The Legion of Honor was also intended to foster equality, as well as reward talent. The establishment of the Legion of Honor, which was the reward for military, civil, and judicial service, united side by side the soldier, the scholar, the artist, the prelate, and the magistrate; it was the symbol of the reunion of all the estates, of all the parties. The Emperor, as the supreme executive, was deemed the representative of the general will. This powerful executive was a feature also of the relationship between the Convention and the Committee of Public Safety, as well as the Legislature and the Directory.
The Revolution, like Napoleon, bore a strong authoritarian streak. Napoleon declared that he wanted to cement peace at home by anything that could bring the French together and provide tranquility within families. Napoleon didn t see an incompatibility between the Revolution and monarchy. Napoleon did what the Bourbon King could not reconcile the elements of the monarchy with elements of the Revolution which was the failed goal of Mirabeau in 1790.
Napoleon was largely successful in attracting men from all parties from ex-Jacobins to ci-devant nobles to his government. Signing the Concordat (15 July 1801) allowed Napoleon to reconcile the religious differences which had torn France apart during the Revolution. (At the same time, the Concordat insured religious freedom. It recognized Catholicism as the religion of the majority of the French, but did not make it an established religion as the Church of England was in Britain. Protestants and Jews were allowed to practice their religion and retain their civic rights.) A general amnesty signed by Napoleon (26 April 1802) allowed all but about one thousand of the most notorious emigres to return to France. These two actions helped to bring relative tranquility to those areas of France which had long been at war with the Revolution.
What of liberty Of the three key principles of the Revolution liberty, equality, and fraternity it was liberty which suffered most under Napoleon. Bonaparte can be reproached for not having established liberty; he cannot be accused of having destroyed it, for the excellent reason that on his return from Egypt he did not find it anywhere in France. The French desiring to safeguard what that had acquired during the Revolution, be it rights or property, wanted these guaranteed. Many felt that guarantee could come only with the restoration and preservation of order.

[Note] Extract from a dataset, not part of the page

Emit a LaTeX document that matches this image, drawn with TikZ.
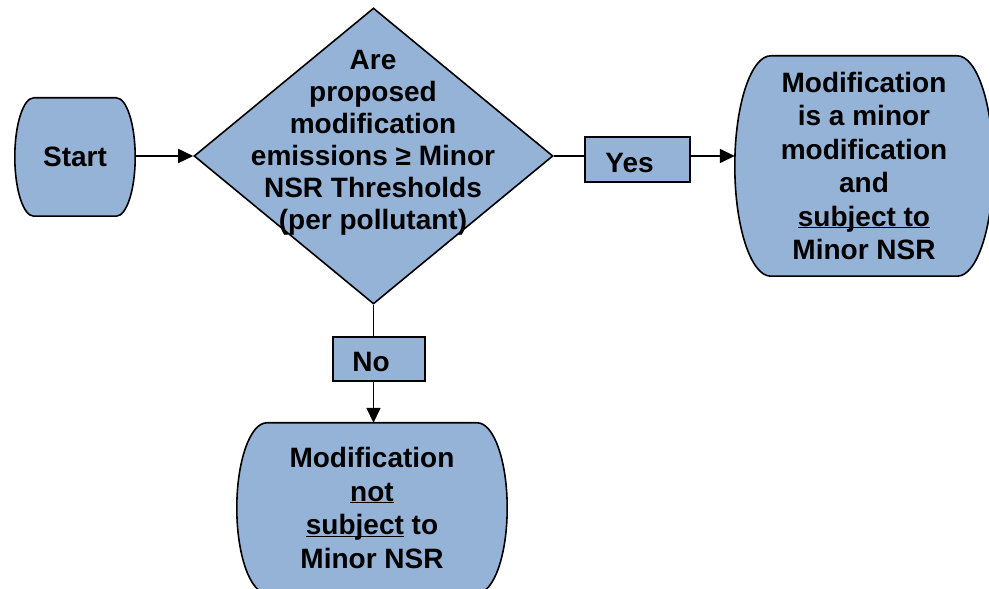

They were willing to sacrifice their liberties for that guarantee, for that order. He would keep most of the revolutionary institutions while at times amalgamating then with those of the Old Regime, which were restored but adapted. His work would prove so solid that it made any total restoration of the past impossible. The solutions Napoleon came up with leave little doubt that he was the heir and preserver of the Revolution.
Napoleon had undoubtedly felt a revolution had been necessary. When it had achieved its purpose he felt that it was necessary to end the Revolution and begin the work of governing. He exported to those countries under French hegemony many of the achievements of the Revolution. He embodied these achievements in the Code Napoleon. Without the Revolution Napoleon, despite his talents, would have been no more than an obscure provincial military officer. He unified a country torn apart by ten years of political and religious strife.
While liberty languished, he promoted equality and opened all careers to those with talent. A proletarian king, he humiliated kings and nobles in his antechamber. He leveled ranks not by lowering but by raising them. He insured religious tolerance. He consolidated and preserved the gains of the Revolution.